Cathay Pacific is getting rid of twenty one of it's fleet of 747s - as fast as it can. Nine will be axed through 2014 in favour of Boeing 777s for long haul flights;they will also be ordering the newer larger 747-8s for freight, which are larger and more fuel efficient - but no more 747s! As mentioned previously, it's all about the maths. An Airbus A380 will burn 1,181 barrels of jet fuel flying from London to Kuala Lumpur. The 747 will burn 999 barrels of fuel to carry 359 passengers the same journey.It's sad but true. And thus the Queen of the skies finds herself booted off her throne;fortunately for another of her stable mates, mainly the Dreamliner, but also the A380. It is still the case, that airlines which still rely on 747-400 series are left at a disadvantage with regards to fuel economies and the lack of prestige, according to Mr Wong of QUBSF(Quantas Airways). It was him who said ''It takes an A380 to beat an A380.''
I'm sorry, your faded majesty.
My initial query, was what British Airways thought they were doing, buying so many Dreamliners at once, which left me thinking 'are you crazy?' and 'WHY?'
I'll give the final part of this article over to the rationale of Willie Walsh, the head of International Airlines Group. British Airways will retire the last of its 747s in ten years time.Of the Boeing 747 he says,
"It's a great aircraft. Customers love it,"the chief executive of BA's parent, International Consolidated Airlines Group comments.

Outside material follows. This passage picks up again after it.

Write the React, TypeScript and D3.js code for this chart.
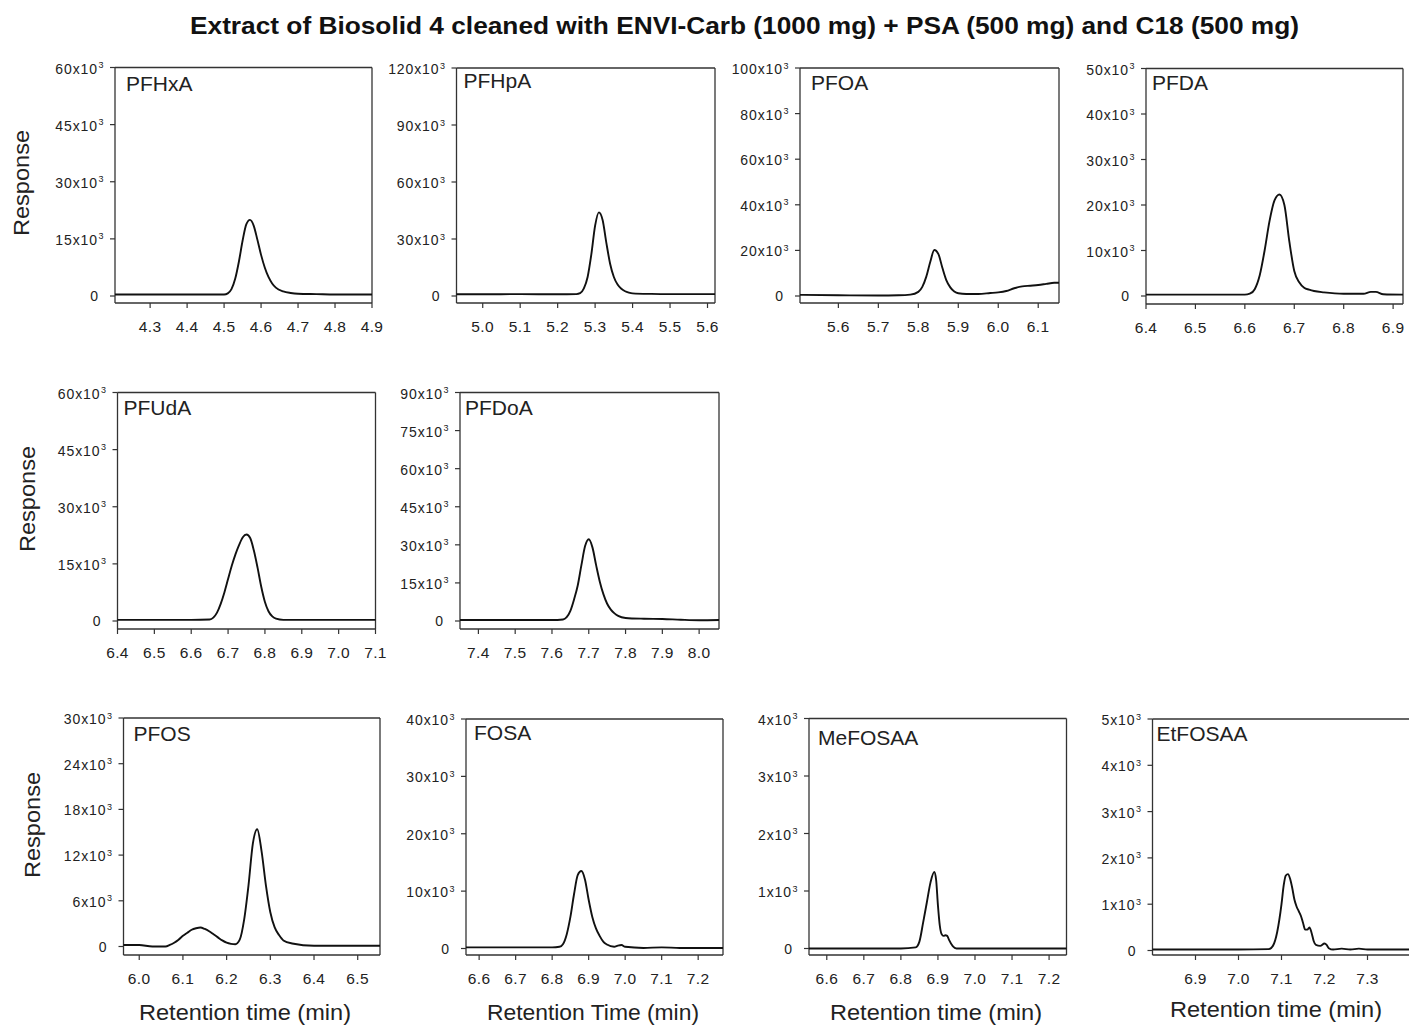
import * as d3 from "d3";

const WIDTH = 1409;
const HEIGHT = 1025;
const FONT = "Arial, 'Liberation Sans', Helvetica, sans-serif";

const TITLE = "Extract of Biosolid 4 cleaned with ENVI-Carb (1000 mg) + PSA (500 mg) and C18 (500 mg)";

// chromatogram traces: [retention time (min), response (x10^3)]
const PFHXA: [number, number][] = [
  [4.205, 0.4], [4.3, 0.4], [4.4, 0.4], [4.5, 0.4], [4.51, 0.7], [4.52, 1.8], [4.53, 4.5], [4.54, 9],
  [4.55, 14.5], [4.56, 18.8], [4.57, 20], [4.58, 18.5], [4.59, 14.8], [4.6, 10.8], [4.61, 7.5],
  [4.62, 5], [4.63, 3.3], [4.64, 2.2], [4.66, 1.2], [4.68, 0.8], [4.7, 0.6], [4.75, 0.5], [4.8, 0.4], [4.9, 0.4],
];
const PFHPA: [number, number][] = [
  [4.93, 0.9], [5.0, 0.9], [5.1, 1.0], [5.2, 0.9], [5.25, 1.0], [5.26, 1.5], [5.27, 4], [5.28, 10],
  [5.29, 22], [5.3, 37], [5.31, 44], [5.32, 40], [5.33, 28], [5.34, 17], [5.35, 10], [5.36, 6],
  [5.37, 3.8], [5.38, 2.5], [5.39, 1.8], [5.4, 1.4], [5.45, 1.1], [5.5, 1.0], [5.6, 1.0], [5.62, 1.0],
];
const PFOA: [number, number][] = [
  [5.504, 0.5], [5.6, 0.3], [5.7, 0.2], [5.75, 0.3], [5.78, 0.6], [5.8, 1.8], [5.81, 4], [5.82, 8.5],
  [5.83, 15], [5.84, 20.2], [5.85, 18.5], [5.86, 12.5], [5.87, 7], [5.88, 3.8], [5.89, 2], [5.9, 1.2],
  [5.92, 0.9], [5.95, 0.9], [5.98, 1.3], [6.0, 1.6], [6.02, 2.2], [6.04, 3.4], [6.06, 4.2], [6.08, 4.5],
  [6.1, 4.8], [6.12, 5.3], [6.14, 5.8], [6.152, 5.8],
];
const PFDA: [number, number][] = [
  [6.4, 0.3], [6.5, 0.3], [6.6, 0.3], [6.61, 0.5], [6.62, 1.5], [6.63, 4.5], [6.64, 10], [6.65, 16.5],
  [6.66, 21], [6.67, 22.3], [6.68, 20], [6.69, 12], [6.7, 5.5], [6.71, 3], [6.72, 1.8], [6.73, 1.4],
  [6.74, 1.1], [6.76, 0.8], [6.8, 0.5], [6.84, 0.5], [6.855, 0.9], [6.865, 0.9], [6.88, 0.4], [6.92, 0.3],
];
const PFUDA: [number, number][] = [
  [6.4, 0.3], [6.5, 0.3], [6.6, 0.3], [6.65, 0.4], [6.66, 0.9], [6.67, 2.2], [6.68, 4.5], [6.69, 7.5],
  [6.7, 11], [6.71, 14.5], [6.72, 17.5], [6.73, 20], [6.74, 22], [6.75, 22.7], [6.76, 21.8], [6.77, 18.5],
  [6.78, 14], [6.79, 9], [6.8, 5], [6.81, 2.5], [6.82, 1.2], [6.83, 0.6], [6.85, 0.3], [6.9, 0.3],
  [7.0, 0.3], [7.1, 0.3],
];
const PFDOA: [number, number][] = [
  [7.35, 0.4], [7.4, 0.4], [7.5, 0.4], [7.6, 0.4], [7.63, 0.6], [7.64, 1.5], [7.65, 4], [7.66, 8.5],
  [7.67, 14], [7.68, 22], [7.69, 29.5], [7.7, 32.2], [7.71, 29], [7.72, 22], [7.73, 15.5], [7.74, 10.5],
  [7.75, 6.8], [7.76, 4.5], [7.77, 3], [7.78, 2], [7.8, 1.2], [7.85, 0.9], [7.9, 0.8], [7.95, 0.5],
  [8.0, 0.3], [8.054, 0.4],
];
const PFOS: [number, number][] = [
  [5.964, 0.2], [6.0, 0.2], [6.03, 0.0], [6.06, 0.0], [6.07, 0.2], [6.08, 0.5], [6.09, 0.9], [6.1, 1.4],
  [6.11, 1.8], [6.12, 2.2], [6.13, 2.4], [6.14, 2.5], [6.15, 2.3], [6.16, 2.0], [6.17, 1.6], [6.18, 1.2],
  [6.19, 0.8], [6.2, 0.5], [6.21, 0.35], [6.22, 0.3], [6.23, 0.9], [6.24, 3.5], [6.25, 8], [6.26, 13.5],
  [6.27, 15.4], [6.28, 12.5], [6.29, 8], [6.3, 4.5], [6.31, 2.5], [6.32, 1.5], [6.33, 0.8], [6.35, 0.4],
  [6.4, 0.1], [6.45, 0.1], [6.5, 0.1], [6.551, 0.1],
];
const FOSA: [number, number][] = [
  [6.564, 0.2], [6.6, 0.2], [6.7, 0.2], [6.8, 0.2], [6.82, 0.3], [6.83, 0.8], [6.84, 2.5], [6.85, 5.5],
  [6.86, 9.5], [6.87, 12.8], [6.88, 13.5], [6.89, 12], [6.9, 8.5], [6.91, 5.5], [6.92, 3.5], [6.93, 2.2],
  [6.94, 1.2], [6.95, 0.7], [6.97, 0.3], [6.98, 0.5], [6.99, 0.6], [7.0, 0.3], [7.05, 0.1], [7.1, 0.2],
  [7.15, 0.1], [7.2, 0.1], [7.268, 0.1],
];
const MEFOSAA: [number, number][] = [
  [6.552, 0], [6.6, 0], [6.7, 0], [6.8, 0], [6.84, 0.02], [6.85, 0.12], [6.86, 0.45], [6.87, 0.8],
  [6.88, 1.15], [6.89, 1.33], [6.895, 1.2], [6.9, 0.75], [6.905, 0.4], [6.91, 0.25], [6.915, 0.22],
  [6.92, 0.23], [6.925, 0.22], [6.93, 0.15], [6.94, 0.04], [6.95, 0], [7.0, 0], [7.1, 0], [7.2, 0], [7.247, 0],
];
const ETFOSAA: [number, number][] = [
  [6.8, 0.02], [6.9, 0.02], [7.0, 0.02], [7.07, 0.03], [7.08, 0.1], [7.09, 0.4], [7.1, 1.0], [7.105, 1.4],
  [7.11, 1.62], [7.115, 1.65], [7.12, 1.55], [7.125, 1.35], [7.13, 1.1], [7.135, 0.95], [7.14, 0.85],
  [7.145, 0.75], [7.15, 0.6], [7.155, 0.45], [7.16, 0.45], [7.165, 0.5], [7.17, 0.38], [7.175, 0.2],
  [7.18, 0.12], [7.19, 0.1], [7.2, 0.15], [7.205, 0.12], [7.21, 0.05], [7.22, 0.02], [7.24, 0.04],
  [7.26, 0.02], [7.28, 0.04], [7.3, 0.02], [7.4, 0.02],
];

// axis ticks
const X_TICKS = {
  PFHxA: [4.3, 4.4, 4.5, 4.6, 4.7, 4.8, 4.9],
  PFHpA: [5.0, 5.1, 5.2, 5.3, 5.4, 5.5, 5.6],
  PFOA: [5.6, 5.7, 5.8, 5.9, 6.0, 6.1],
  PFDA: [6.4, 6.5, 6.6, 6.7, 6.8, 6.9],
  PFUdA: [6.4, 6.5, 6.6, 6.7, 6.8, 6.9, 7.0, 7.1],
  PFDoA: [7.4, 7.5, 7.6, 7.7, 7.8, 7.9, 8.0],
  PFOS: [6.0, 6.1, 6.2, 6.3, 6.4, 6.5],
  FOSA: [6.6, 6.7, 6.8, 6.9, 7.0, 7.1, 7.2],
  MeFOSAA: [6.6, 6.7, 6.8, 6.9, 7.0, 7.1, 7.2],
  EtFOSAA: [6.9, 7.0, 7.1, 7.2, 7.3],
};
const Y_TICKS = {
  PFHxA: [0, 15, 30, 45, 60],
  PFHpA: [0, 30, 60, 90, 120],
  PFOA: [0, 20, 40, 60, 80, 100],
  PFDA: [0, 10, 20, 30, 40, 50],
  PFUdA: [0, 15, 30, 45, 60],
  PFDoA: [0, 15, 30, 45, 60, 75, 90],
  PFOS: [0, 6, 12, 18, 24, 30],
  FOSA: [0, 10, 20, 30, 40],
  MeFOSAA: [0, 1, 2, 3, 4],
  EtFOSAA: [0, 1, 2, 3, 4, 5],
};

const X_DOMAINS = {
  PFHxA: [4.205, 4.9],
  PFHpA: [4.93, 5.62],
  PFOA: [5.504, 6.152],
  PFDA: [6.4, 6.92],
  PFUdA: [6.4, 7.1],
  PFDoA: [7.35, 8.054],
  PFOS: [5.964, 6.551],
  FOSA: [6.564, 7.268],
  MeFOSAA: [6.552, 7.247],
  EtFOSAA: [6.8, 7.4],
};

const TRACES = { PFHxA: PFHXA, PFHpA: PFHPA, PFOA, PFDA, PFUdA: PFUDA, PFDoA: PFDOA, PFOS, FOSA, MeFOSAA: MEFOSAA, EtFOSAA: ETFOSAA };

// panel boxes in pixels
const LAYOUT = [
  { name: "PFHxA", x0: 115, x1: 372, yTop: 67.5, yZero: 296, yAxis: 303, ldx: 11, ldy: 23 },
  { name: "PFHpA", x0: 456.5, x1: 715, yTop: 68, yZero: 296, yAxis: 303, ldx: 7, ldy: 20 },
  { name: "PFOA", x0: 800, x1: 1059, yTop: 68, yZero: 296, yAxis: 303, ldx: 11, ldy: 22 },
  { name: "PFDA", x0: 1146, x1: 1403, yTop: 68.5, yZero: 296, yAxis: 304, ldx: 6, ldy: 21 },
  { name: "PFUdA", x0: 117.5, x1: 375.5, yTop: 392.5, yZero: 621, yAxis: 629, ldx: 6, ldy: 22 },
  { name: "PFDoA", x0: 460, x1: 719, yTop: 392.5, yZero: 621, yAxis: 629, ldx: 5, ldy: 22 },
  { name: "PFOS", x0: 123.5, x1: 380, yTop: 718, yZero: 946.5, yAxis: 955, ldx: 10, ldy: 23 },
  { name: "FOSA", x0: 466, x1: 723, yTop: 719, yZero: 948.5, yAxis: 955, ldx: 8, ldy: 21 },
  { name: "MeFOSAA", x0: 809, x1: 1066.5, yTop: 718.5, yZero: 948.5, yAxis: 955, ldx: 9, ldy: 26 },
  { name: "EtFOSAA", x0: 1152.5, x1: 1410.5, yTop: 719, yZero: 950.5, yAxis: 955, ldx: 4, ldy: 22 },
];

const RESPONSE_LABELS = [
  { x: 29, y: 183 },
  { x: 35, y: 499 },
  { x: 40, y: 825 },
];
const X_TITLES = [
  { text: "Retention time (min)", x: 245, y: 1020 },
  { text: "Retention Time (min)", x: 593, y: 1020 },
  { text: "Retention time (min)", x: 936, y: 1020 },
  { text: "Retention time (min)", x: 1276, y: 1017 },
];

function Panel({ p }) {
  const xs = X_DOMAINS[p.name];
  const yt = Y_TICKS[p.name];
  const yMax = yt[yt.length - 1];
  const x = d3.scaleLinear().domain(xs).range([p.x0, p.x1]);
  const y = d3.scaleLinear().domain([0, yMax]).range([p.yZero, p.yTop]);
  const line = d3
    .line<[number, number]>()
    .x((d) => x(d[0]))
    .y((d) => y(d[1]))
    .curve(d3.curveMonotoneX);
  const axisColor = "#333";

  return (
    <g>
      {/* frame */}
      <line x1={p.x0} x2={p.x1} y1={p.yTop} y2={p.yTop} stroke={axisColor} strokeWidth={1.3} />
      <line x1={p.x1} x2={p.x1} y1={p.yTop} y2={p.yAxis} stroke={axisColor} strokeWidth={1.3} />
      <line x1={p.x0} x2={p.x0} y1={p.yTop} y2={p.yAxis} stroke={axisColor} strokeWidth={1.3} />
      <line x1={p.x0} x2={p.x1} y1={p.yAxis} y2={p.yAxis} stroke={axisColor} strokeWidth={1.3} />

      {yt.map((t) => (
        <g key={`y${t}`}>
          <line x1={p.x0 - 5} x2={p.x0} y1={y(t)} y2={y(t)} stroke={axisColor} strokeWidth={1.2} />
          {t === 0 ? (
            <text x={p.x0 - 17} y={y(t) + 5} textAnchor="end" fontSize={14} fill="#222">
              0
            </text>
          ) : (
            <>
              <text x={p.x0 - 17} y={y(t) + 6} textAnchor="end" fontSize={14} fill="#222" letterSpacing={0.9}>
                {`${t}x10`}
              </text>
              <text x={p.x0 - 16.5} y={y(t) + 0.5} fontSize={9} fill="#222">
                3
              </text>
            </>
          )}
        </g>
      ))}

      {X_TICKS[p.name].map((t) => (
        <g key={`x${t}`}>
          <line x1={x(t)} x2={x(t)} y1={p.yAxis} y2={p.yAxis + 5} stroke={axisColor} strokeWidth={1.2} />
          <text x={x(t)} y={p.yAxis + 28.5} textAnchor="middle" fontSize={15.5} fill="#222" letterSpacing={0.4}>
            {t.toFixed(1)}
          </text>
        </g>
      ))}

      <path d={line(TRACES[p.name]) || ""} fill="none" stroke="#111" strokeWidth={1.9} strokeLinejoin="round" />

      <text x={p.x0 + p.ldx} y={p.yTop + p.ldy} fontSize={21} fill="#222">
        {p.name}
      </text>
    </g>
  );
}

export default function App() {
  return (
    <svg
      width={WIDTH}
      height={HEIGHT}
      viewBox={`0 0 ${WIDTH} ${HEIGHT}`}
      style={{ position: "absolute", left: 0, top: 0, background: "#fff" }}
      fontFamily={FONT}
    >
      <rect width={WIDTH} height={HEIGHT} fill="#fff" />
      <text x={744.5} y={34} textAnchor="middle" fontSize={24} fontWeight="bold" fill="#111" textLength={1109} lengthAdjust="spacingAndGlyphs">
        {TITLE}
      </text>

      {LAYOUT.map((p) => (
        <Panel key={p.name} p={p} />
      ))}

      {RESPONSE_LABELS.map((r, i) => (
        <text key={`r${i}`} transform={`translate(${r.x} ${r.y}) rotate(-90)`} textAnchor="middle" fontSize={22} fill="#222" textLength={106} lengthAdjust="spacingAndGlyphs">
          Response
        </text>
      ))}

      {X_TITLES.map((t, i) => (
        <text key={`t${i}`} x={t.x} y={t.y} textAnchor="middle" fontSize={22} fill="#222" textLength={212} lengthAdjust="spacingAndGlyphs">
          {t.text}
        </text>
      ))}
    </svg>
  );
}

"We could replace some of them with 777-300ERs, which we are doing, but we are not looking to replace all of them." British Airways has since placed an order for twelve Airbus A380s, which will be delivered next year.
It strikes me NOW that as I look through my kitchen window, and watch the Boeing 747-400s banking to the right to connect to the flight path that leads them to Heathrow, that I am looking at an endangered species flying inexorably to extinction. I must admit to being a bit heartbroken here at http://rickymaes-things-that-fly.blogspot.co.uk. My research seems to suggest, that airlines are pushing these fading Queens of the Sky off the nearest cliffs asap in the name of the bottom line and fuel economy. How very, very sad. Indeed, the end of an era is nigh for the once iconic 'Queen of the Sky'.